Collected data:
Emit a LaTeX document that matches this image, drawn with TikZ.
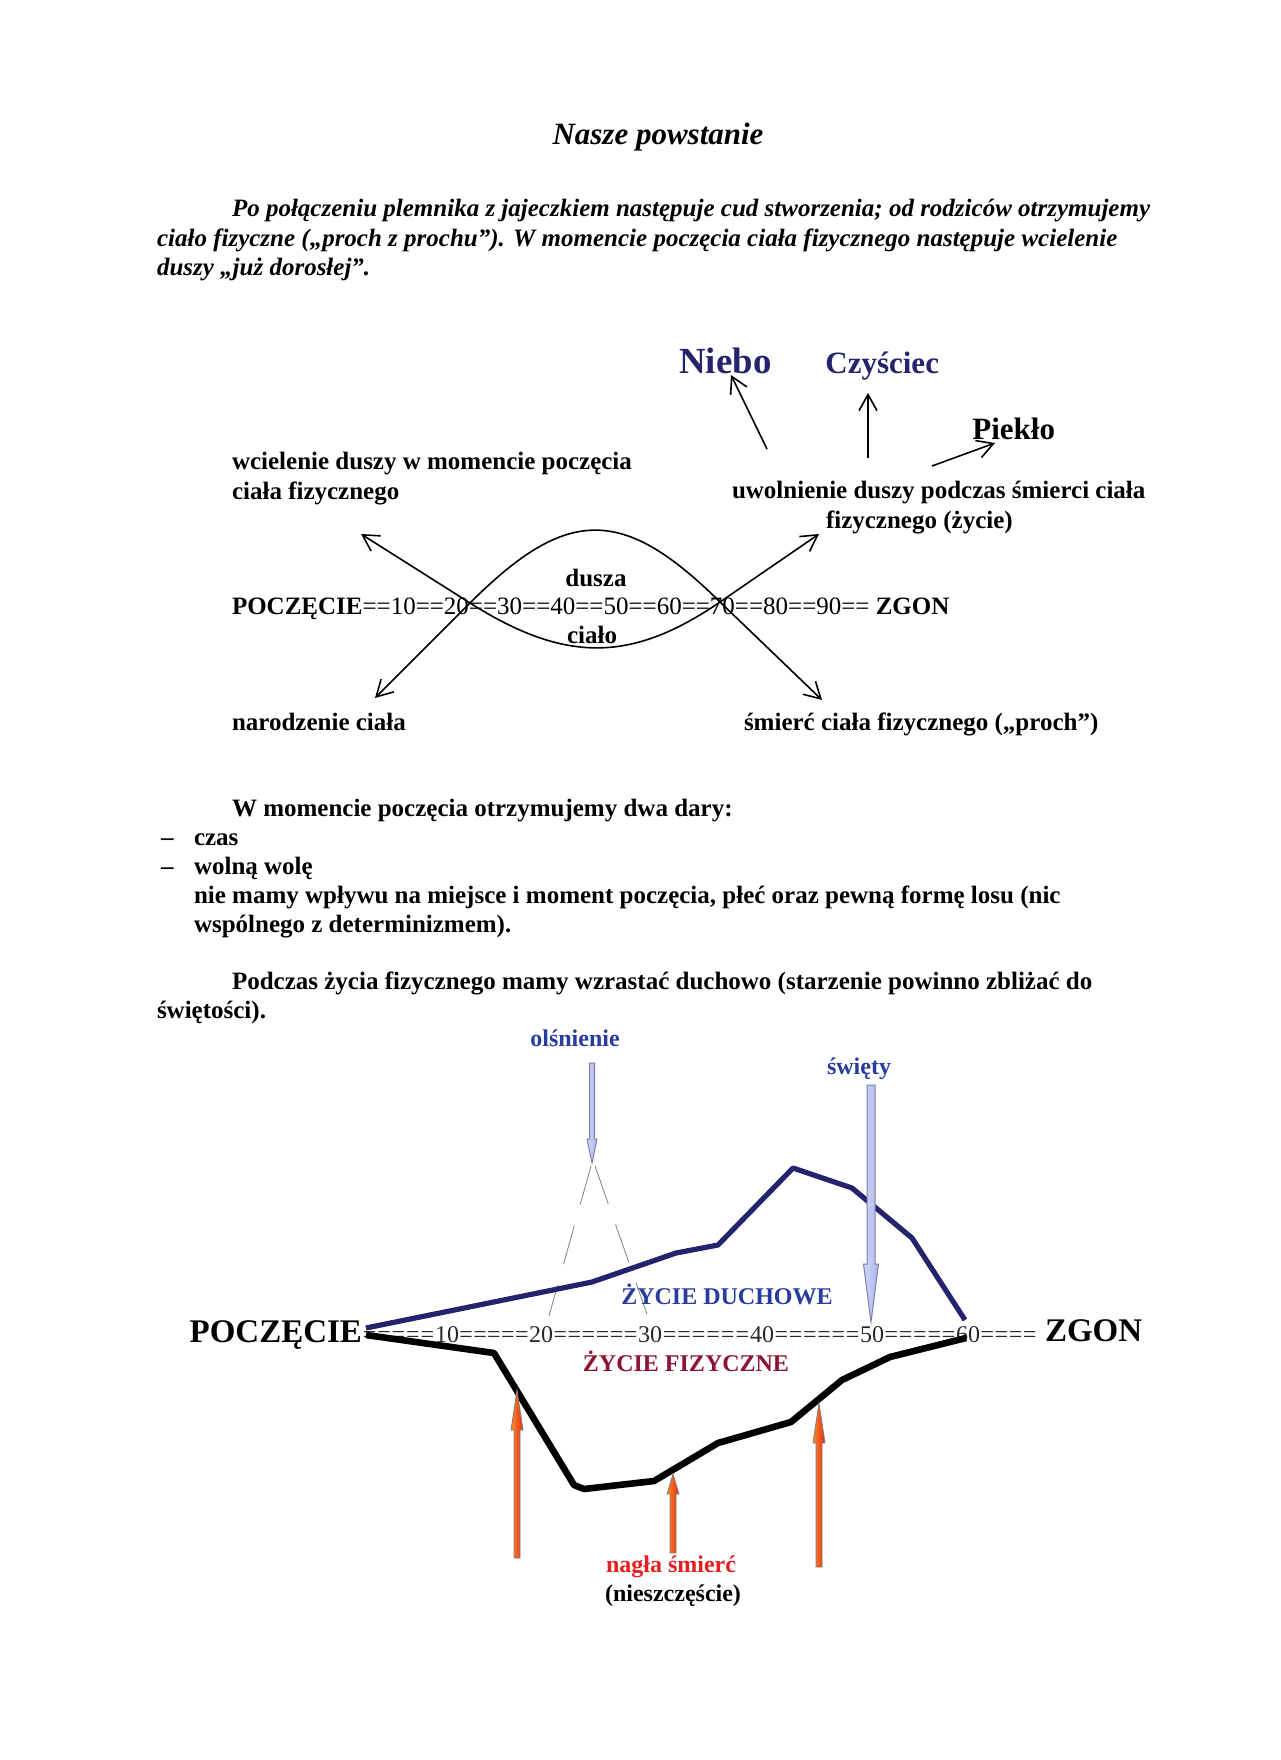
\documentclass[tikz,border=0pt]{standalone}
\usepackage{fontspec}
\setmainfont{Liberation Serif}
\usetikzlibrary{arrows.meta}
\definecolor{navy}{RGB}{35,35,110}
\definecolor{tblue}{RGB}{40,60,160}
\definecolor{dred}{RGB}{140,20,50}
\definecolor{bred}{RGB}{230,30,30}
\definecolor{lblue}{RGB}{190,200,240}
\definecolor{lbluedark}{RGB}{120,130,175}
\definecolor{axgray}{RGB}{40,40,40}
\definecolor{arrorange}{RGB}{250,140,40}
\definecolor{arrred}{RGB}{230,40,20}
% #1 x, #2 start, #3 tip, #4 shaft half width, #5 head extra, #6 head length, #7 style
\newcommand\myarrowdown[7]{%
  \path[#7] ({#1-#4},#2) -- ({#1+#4},#2) -- ({#1+#4},{#3-#6}) -- ({#1+#4+#5},{#3-#6}) -- (#1,#3) -- ({#1-#4-#5},{#3-#6}) -- ({#1-#4},{#3-#6}) -- cycle;}
\newcommand\myarrowup[7]{%
  \path[#7] ({#1-#4},#2) -- ({#1+#4},#2) -- ({#1+#4},{#3+#6}) -- ({#1+#4+#5},{#3+#6}) -- (#1,#3) -- ({#1-#4-#5},{#3+#6}) -- ({#1-#4},{#3+#6}) -- cycle;}
\newcommand\eqfill[1]{\hbox to #1pt{\xleaders\hbox{=}\hfil}}
\begin{document}
\begin{tikzpicture}[x=0.5pt,y=-0.5pt,
  txt/.style={inner sep=0pt, outer sep=0pt, anchor=base west, font=\fontsize{12.5}{15}\selectfont\bfseries},
  txti/.style={txt, font=\fontsize{12.5}{15}\selectfont\bfseries\itshape},
  thinarrow/.style={line width=0.8pt, -{Straight Barb[length=8pt,width=9pt]}},
  thinline/.style={line width=0.8pt},
  bluearrow/.style={draw=lbluedark, line width=0.5pt, left color=lblue!70!white, right color=lblue!90!blue},
  redarrow/.style={draw=gray, line width=0.4pt, left color=arrorange, right color=arrred},
  axnum/.style={inner sep=0pt, outer sep=0pt, anchor=base, font=\fontsize{12}{14}\selectfont, text=axgray},
  axeq/.style={inner sep=0pt, outer sep=0pt, anchor=base west, font=\fontsize{12}{14}\selectfont, text=axgray},
]
\useasboundingbox[fill=white] (0,0) rectangle (1280,1760);

% ---------- header ----------
\node[inner sep=0pt, anchor=base, font=\fontsize{15.5}{18}\selectfont\bfseries\itshape] (title) at (658,145) {Nasze powstanie};
\node[txti] (p1a) at (232,217) {Po połączeniu plemnika z jajeczkiem następuje cud stworzenia; od rodziców otrzymujemy};
\node[txti] (p1b) at (157,247) {ciało fizyczne („proch z prochu”). W momencie poczęcia ciała fizycznego następuje wcielenie};
\node[txti] (p1c) at (157,276) {duszy „już dorosłej”.};

% ---------- diagram 1 ----------
\node[inner sep=0pt, anchor=base west, font=\fontsize{18.4}{20}\selectfont\bfseries, text=navy] (niebo) at (679,373) {Niebo};
\node[inner sep=0pt, anchor=base west, font=\fontsize{15.5}{18}\selectfont\bfseries, text=navy] (czysciec) at (825,373) {Czyściec};
\node[inner sep=0pt, anchor=base west, font=\fontsize{15.5}{18}\selectfont\bfseries] (pieklo) at (972,439) {Piekło};

\coordinate (nS) at (767,449); \coordinate (nT) at (731,375);
\coordinate (cS) at (868,458); \coordinate (cT) at (868,393);
\coordinate (pS) at (932,466); \coordinate (pT) at (995,443);
\draw[thinarrow] (nS) -- (nT);
\draw[thinarrow] (cS) -- (cT);
\draw[thinarrow] (pS) -- (pT);

\node[txt] (wc1) at (232,469) {wcielenie duszy w momencie poczęcia};
\node[txt] (wc2) at (232,499) {ciała fizycznego};
\node[txt] (uw1) at (732,498) {uwolnienie duszy podczas śmierci ciała};
\node[txt] (uw2) at (826,528) {fizycznego (życie)};

\node[txt] (axis1) at (232,614) {POCZĘCIE\mdseries==10==20==30==40==50==60==70==80==90==\bfseries{} ZGON};

\node[inner sep=0pt, anchor=base, font=\fontsize{12.5}{15}\selectfont\bfseries] (dusza) at (596,586) {dusza};
\node[inner sep=0pt, anchor=base, font=\fontsize{12.5}{15}\selectfont\bfseries] (cialo) at (592,643) {ciało};

\coordinate (ul) at (361,534);
\coordinate (ll) at (375,698);
\coordinate (cl) at (470,603);
\coordinate (cr) at (720,602);
\coordinate (ur) at (819,534);
\coordinate (lr) at (822,700);
\draw[thinline, {Straight Barb[length=8pt,width=9pt]}-{Straight Barb[length=8pt,width=9pt]}]
  (ll) -- (cl) .. controls (567,506) and (623,506) .. (cr) -- (lr);
\draw[thinline, {Straight Barb[length=8pt,width=9pt]}-{Straight Barb[length=8pt,width=9pt]}]
  (ul) -- (cl) .. controls (565,663) and (631,663) .. (cr) -- (ur);

\node[txt] (nar) at (232,730) {narodzenie ciała};
\node[txt] (smc) at (744,730) {śmierć ciała fizycznego („proch”)};

% ---------- middle text ----------
\node[txt] (dary) at (232,816) {W momencie poczęcia otrzymujemy dwa dary:};
\node[txt] (d1) at (161,845) {–};
\node[txt] (czas) at (194,845) {czas};
\node[txt] (d2) at (161,874) {–};
\node[txt] (wola) at (194,874) {wolną wolę};
\node[txt] (nie1) at (194,903) {nie mamy wpływu na miejsce i moment poczęcia, płeć oraz pewną formę losu (nic};
\node[txt] (nie2) at (194,932) {wspólnego z determinizmem).};
\node[txt] (pod1) at (232,989) {Podczas życia fizycznego mamy wzrastać duchowo (starzenie powinno zbliżać do};
\node[txt] (pod2) at (157,1018) {świętości).};

% ---------- diagram 2 ----------
\node[inner sep=0pt, anchor=base, font=\fontsize{12}{14}\selectfont\bfseries, text=tblue] (olsn) at (575,1046) {olśnienie};
\node[inner sep=0pt, anchor=base, font=\fontsize{12}{14}\selectfont\bfseries, text=tblue] (swiety) at (859,1074) {święty};

% dashed cone below olśnienie
\coordinate (ap1) at (591,1166); \coordinate (ap2) at (595,1166);
\coordinate (vl) at (549,1316); \coordinate (vr) at (647,1314);
\draw[gray, line width=0.4pt, dash pattern=on 20pt off 11pt] (ap1) -- (vl);
\draw[gray, line width=0.4pt, dash pattern=on 20pt off 11pt] (ap2) -- (vr);

% spiritual life
\draw[navy, line width=2.6pt, line join=round] (366,1328) -- (592,1282) -- (676,1253) -- (718,1245) -- (793,1168) -- (852,1188) -- (912,1238) -- (965,1320);

% axis 2
\node[inner sep=0pt, outer sep=0pt, anchor=base east, font=\fontsize{16.5}{19}\selectfont\bfseries] (pocz2) at (362,1342) {POCZĘCIE};
\node[inner sep=0pt, outer sep=0pt, anchor=base west, font=\fontsize{16.5}{19}\selectfont\bfseries] (zgon2) at (1045,1341) {ZGON};
\node[axeq] (e0) at (362,1342) {\eqfill{36.5}};
\node[axnum] (n10) at (447,1342) {10};
\node[axeq] (e1) at (459,1342) {\eqfill{35}};
\node[axnum] (n20) at (541,1342) {20};
\node[axeq] (e2) at (553,1342) {\eqfill{42.5}};
\node[axnum] (n30) at (650,1342) {30};
\node[axeq] (e3) at (662,1342) {\eqfill{44}};
\node[axnum] (n40) at (762,1342) {40};
\node[axeq] (e4) at (774,1342) {\eqfill{43}};
\node[axnum] (n50) at (872,1342) {50};
\node[axeq] (e5) at (884,1342) {\eqfill{36}};
\node[axnum] (n60) at (968,1342) {60};
\node[axeq] (e6) at (980,1342) {\eqfill{28.5}};

% physical life
\draw[black, line width=3.3pt, line join=round] (366,1335) -- (494,1353) -- (574,1485) -- (584,1489) -- (654,1481) -- (718,1443) -- (791,1422) -- (842,1380) -- (890,1357) -- (966,1338);

\node[inner sep=0pt, anchor=base, font=\fontsize{12}{14}\selectfont\bfseries, text=tblue] (zd) at (727,1304) {ŻYCIE DUCHOWE};
\node[inner sep=0pt, anchor=base, font=\fontsize{12}{14}\selectfont\bfseries, text=dred] (zf) at (686,1371) {ŻYCIE FIZYCZNE};

% light blue arrows
\myarrowdown{592}{1063}{1163}{2.5}{2.5}{24}{bluearrow}
\myarrowdown{871}{1085}{1322}{4}{3.5}{58}{bluearrow}

% orange arrows
\myarrowup{517}{1558}{1390}{3}{3}{40}{redarrow}
\myarrowup{673}{1553}{1474}{3}{3}{20}{redarrow}
\myarrowup{819}{1567}{1403}{3}{3}{40}{redarrow}

\node[inner sep=0pt, anchor=base, font=\fontsize{12}{14}\selectfont\bfseries, text=bred] (nagla) at (671,1572) {nagła śmierć};
\node[inner sep=0pt, anchor=base, font=\fontsize{12}{14}\selectfont\bfseries] (niesz) at (673,1601) {(nieszczęście)};
\end{tikzpicture}
\end{document}
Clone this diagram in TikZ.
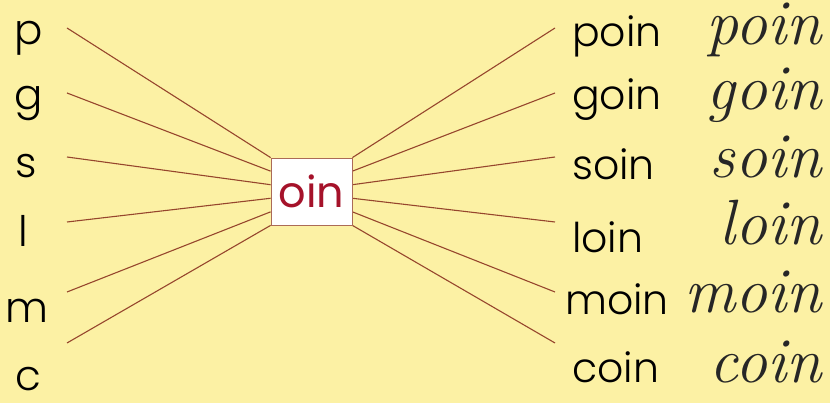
\documentclass[tikz,border=0pt]{standalone}
\usepackage{fontspec}
\setsansfont{Poppins}
\newfontfamily\thinsans{Poppins}[UprightFont=* Light]
\usepackage{graphicx}
\usepackage{xcolor}
\usetikzlibrary{calc,positioning,backgrounds}

\definecolor{paper}{RGB}{252,241,164}
\definecolor{ray}{RGB}{150,70,45}
\definecolor{sound}{RGB}{165,18,42}

\begin{document}
\begin{tikzpicture}[
  x=1pt, y=1pt,
  letter/.style={anchor=base, inner sep=0pt, font=\fontsize{42}{42}\thinsans},
  word/.style={anchor=base west, inner sep=0pt, font=\fontsize{41}{41}\thinsans},
  script/.style={anchor=base east, inner sep=0pt, font=\fontsize{64}{64}\rmfamily\itshape, text=black!85},
  soundbox/.style={draw=ray!80, fill=white, line width=0.8pt, minimum width=81pt, minimum height=67pt, inner sep=0pt,
    text=sound, font=\fontsize{43}{43}\sffamily},
  ray/.style={draw=ray, line width=1.1pt}
]
\begin{scope}[on background layer]
\fill[paper] (0,0) rectangle (830,403);
\end{scope}
\useasboundingbox (0,0) rectangle (830,403);

% onset letters
\node[letter] (p) at (29,358) {p};
\node[letter] (g) at (29,293) {g};
\node[letter] (s) at (26,225) {s};
\node[letter] (l) at (23,156) {l};
\node[letter] (m) at (27,80) {m};
\node[letter] (c) at (28,12) {c};

% the sound
\node[soundbox] (oin) at (311.5,211.5) {oin};

% words
\node[word] (poin) at (572,356) {poin};
\node[word] (goin) at (572,293) {goin};
\node[word] (soin) at (572,223) {soin};
\node[word] (loin) at (572,150) {loin};
\node[word] (moin) at (565,88) {moin};
\node[word] (coin) at (572,20) {coin};

\node[script] (poinc) at (822,358) {poin};
\node[script] (goinc) at (822,293) {goin};
\node[script] (soinc) at (822,225) {soin};
\node[script] (loinc) at (822,158) {loin};
\node[script] (moinc) at (822,90) {moin};
\node[script] (coinc) at (822,20) {coin};

% ray ends
\coordinate (pl) at (67,375);
\coordinate (gl) at (67,310);
\coordinate (sl) at (67,246);
\coordinate (ll) at (67,181);
\coordinate (ml) at (67,111);
\coordinate (cl) at (67,60);
\coordinate (pr) at (555,375);
\coordinate (gr) at (555,310);
\coordinate (sr) at (555,246);
\coordinate (lr) at (555,181);
\coordinate (mr) at (555,111);
\coordinate (cr) at (555,60);

\begin{scope}[on background layer]
\foreach \a/\i in {p/0,g/1,s/2,l/3,m/4,c/5}{
  \draw[ray] (\a l) -- ($(oin.north west)!\i/5!(oin.south west)$);
  \draw[ray] (\a r) -- ($(oin.north east)!\i/5!(oin.south east)$);
}
\end{scope}
\end{tikzpicture}
\end{document}
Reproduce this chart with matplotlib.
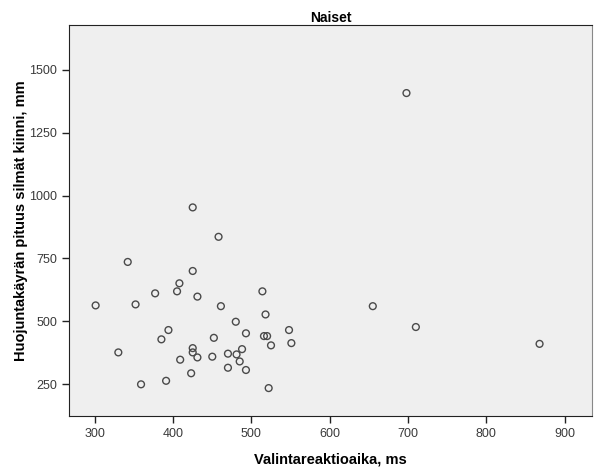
import matplotlib.pyplot as plt

plt.rcParams['font.family'] = ['Liberation Sans', 'DejaVu Sans']

# valintareaktioaika (ms) ja huojuntakäyrän pituus (mm)
reaction_ms = [301, 342, 352, 377, 408, 405, 425, 431, 458, 461,
               330, 359, 394, 385, 391, 409, 423, 425, 425, 431,
               450, 452, 470, 470, 480, 481, 485, 488, 493, 493,
               514, 518, 516, 520, 525, 522, 548, 551, 655, 710,
               868, 425, 698]
sway_mm = [563, 736, 567, 611, 651, 619, 700, 598, 836, 560,
           376, 249, 465, 428, 263, 347, 293, 393, 376, 356,
           359, 434, 371, 315, 498, 368, 340, 389, 306, 452,
           619, 527, 441, 441, 404, 234, 465, 413, 560, 477,
           410, 953, 1408]

xticks = [300, 400, 500, 600, 700, 800, 900]
yticks = [250, 500, 750, 1000, 1250, 1500]

fig = plt.figure(figsize=(5.98, 4.71), dpi=100)
ax = fig.add_axes([0.1154, 0.1168, 0.8746, 0.8302])
ax.set_facecolor('#efefef')

ax.scatter(reaction_ms, sway_mm, s=24, facecolors='none',
           edgecolors='#4a4a4a', linewidths=1.0, zorder=3)

ax.set_xlim(267, 935)
ax.set_ylim(123, 1679)
ax.set_xticks(xticks)
ax.set_yticks(yticks)
ax.tick_params(direction='out', length=5, width=1, colors='#222222',
               labelsize=9, labelcolor='#3a3a3a')

for side in ['left', 'bottom', 'top']:
    ax.spines[side].set_color('#222222')
ax.spines['right'].set_color('#888888')

ax.set_xlabel('Valintareaktioaika, ms', fontsize=10.5, fontweight='bold', labelpad=9)
ax.set_ylabel('Huojuntakäyrän pituus silmät kiinni, mm', fontsize=10.5,
              fontweight='bold', labelpad=1)
ax.set_title('Naiset', fontsize=10, fontweight='bold', pad=0)

fig.savefig('out.png', dpi=100)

*Given problem*
Gather each line in these records that contains the string "diagram".

*Task output*
% ---------- diagram 1 ----------
% ---------- diagram 2 ----------
Clone this diagram in TikZ.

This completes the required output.